Reproduce all the lines below exactly and omit the images.

━━━━━ Raw data

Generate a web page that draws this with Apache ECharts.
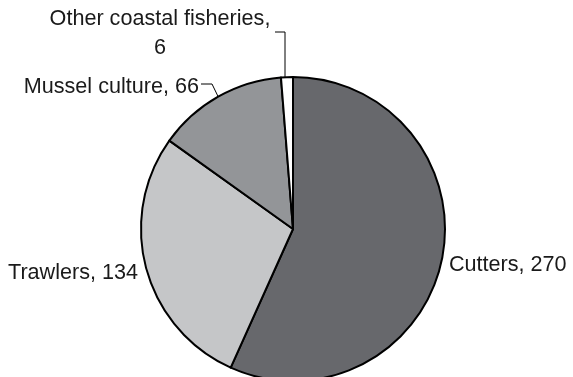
<!DOCTYPE html>
<html>
<head>
<meta charset="utf-8">
<script src="https://cdn.jsdelivr.net/npm/echarts@6/dist/echarts.min.js"></script>
<style>
  html, body { margin: 0; padding: 0; background: #fff; }
  #main { width: 573px; height: 377px; }
</style>
</head>
<body>
<div id="main"></div>
<script>
var categories = ['Cutters', 'Trawlers', 'Mussel culture', 'Other coastal fisheries'];
var values = [270, 134, 66, 6];
var colors = ['#67686c', '#c5c6c8', '#939598', '#ffffff'];

var myChart = echarts.init(document.getElementById('main'));

var pieData = categories.map(function (name, i) {
    var item = { name: name, value: values[i], itemStyle: { color: colors[i] } };
    if (i >= 2) {
        item.labelLine = { show: true };
    }
    return item;
});

var option = {
    animation: false,
    series: [{
        type: 'pie',
        center: [293, 229],
        radius: 152,
        startAngle: 90,
        clockwise: true,
        avoidLabelOverlap: false,
        itemStyle: { borderColor: '#000', borderWidth: 2 },
        label: {
            show: true,
            position: 'outside',
            fontFamily: 'Liberation Sans, Arial, sans-serif',
            fontSize: 21.6,
            color: '#1a1a1a',
            lineHeight: 29,
            formatter: function (p) {
                if (p.dataIndex === 3) return p.name + ',\n' + p.value;
                return p.name + ', ' + p.value;
            }
        },
        labelLine: {
            show: false,
            length: 4,
            length2: 4,
            lineStyle: { color: '#000', width: 1 }
        },
        labelLayout: function (params) {
            var i = params.dataIndex;
            var p0 = params.labelLinePoints ? params.labelLinePoints[0] : null;
            if (i === 0) {
                return { x: 449, y: 265, align: 'left', verticalAlign: 'middle' };
            }
            if (i === 1) {
                return { x: 138, y: 273, align: 'right', verticalAlign: 'middle' };
            }
            if (i === 2) {
                return {
                    x: 199, y: 87, align: 'right', verticalAlign: 'middle',
                    labelLinePoints: [p0, [212, 84], [201, 84]]
                };
            }
            return {
                x: 160, y: 34, align: 'center', verticalAlign: 'middle',
                labelLinePoints: [[285, p0[1]], [285, 32], [275, 32]]
            };
        },
        data: pieData
    }]
};
myChart.setOption(option);
</script>
</body>
</html>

━━━━━━━━━━

Result:
Generate a web page that draws this with Apache ECharts.
<!DOCTYPE html>
<html>
<head>
<meta charset="utf-8">
<script src="https://cdn.jsdelivr.net/npm/echarts@6/dist/echarts.min.js"></script>
<style>
  html, body { margin: 0; padding: 0; background: #fff; }
  #main { width: 573px; height: 377px; }
</style>
</head>
<body>
<div id="main"></div>
<script>
var categories = ['Cutters', 'Trawlers', 'Mussel culture', 'Other coastal fisheries'];
var values = [270, 134, 66, 6];
var colors = ['#67686c', '#c5c6c8', '#939598', '#ffffff'];

var myChart = echarts.init(document.getElementById('main'));

var pieData = categories.map(function (name, i) {
    var item = { name: name, value: values[i], itemStyle: { color: colors[i] } };
    if (i >= 2) {
        item.labelLine = { show: true };
    }
    return item;
});

var option = {
    animation: false,
    series: [{
        type: 'pie',
        center: [293, 229],
        radius: 152,
        startAngle: 90,
        clockwise: true,
        avoidLabelOverlap: false,
        itemStyle: { borderColor: '#000', borderWidth: 2 },
        label: {
            show: true,
            position: 'outside',
            fontFamily: 'Liberation Sans, Arial, sans-serif',
            fontSize: 21.6,
            color: '#1a1a1a',
            lineHeight: 29,
            formatter: function (p) {
                if (p.dataIndex === 3) return p.name + ',\n' + p.value;
                return p.name + ', ' + p.value;
            }
        },
        labelLine: {
            show: false,
            length: 4,
            length2: 4,
            lineStyle: { color: '#000', width: 1 }
        },
        labelLayout: function (params) {
            var i = params.dataIndex;
            var p0 = params.labelLinePoints ? params.labelLinePoints[0] : null;
            if (i === 0) {
                return { x: 449, y: 265, align: 'left', verticalAlign: 'middle' };
            }
            if (i === 1) {
                return { x: 138, y: 273, align: 'right', verticalAlign: 'middle' };
            }
            if (i === 2) {
                return {
                    x: 199, y: 87, align: 'right', verticalAlign: 'middle',
                    labelLinePoints: [p0, [212, 84], [201, 84]]
                };
            }
            return {
                x: 160, y: 34, align: 'center', verticalAlign: 'middle',
                labelLinePoints: [[285, p0[1]], [285, 32], [275, 32]]
            };
        },
        data: pieData
    }]
};
myChart.setOption(option);
</script>
</body>
</html>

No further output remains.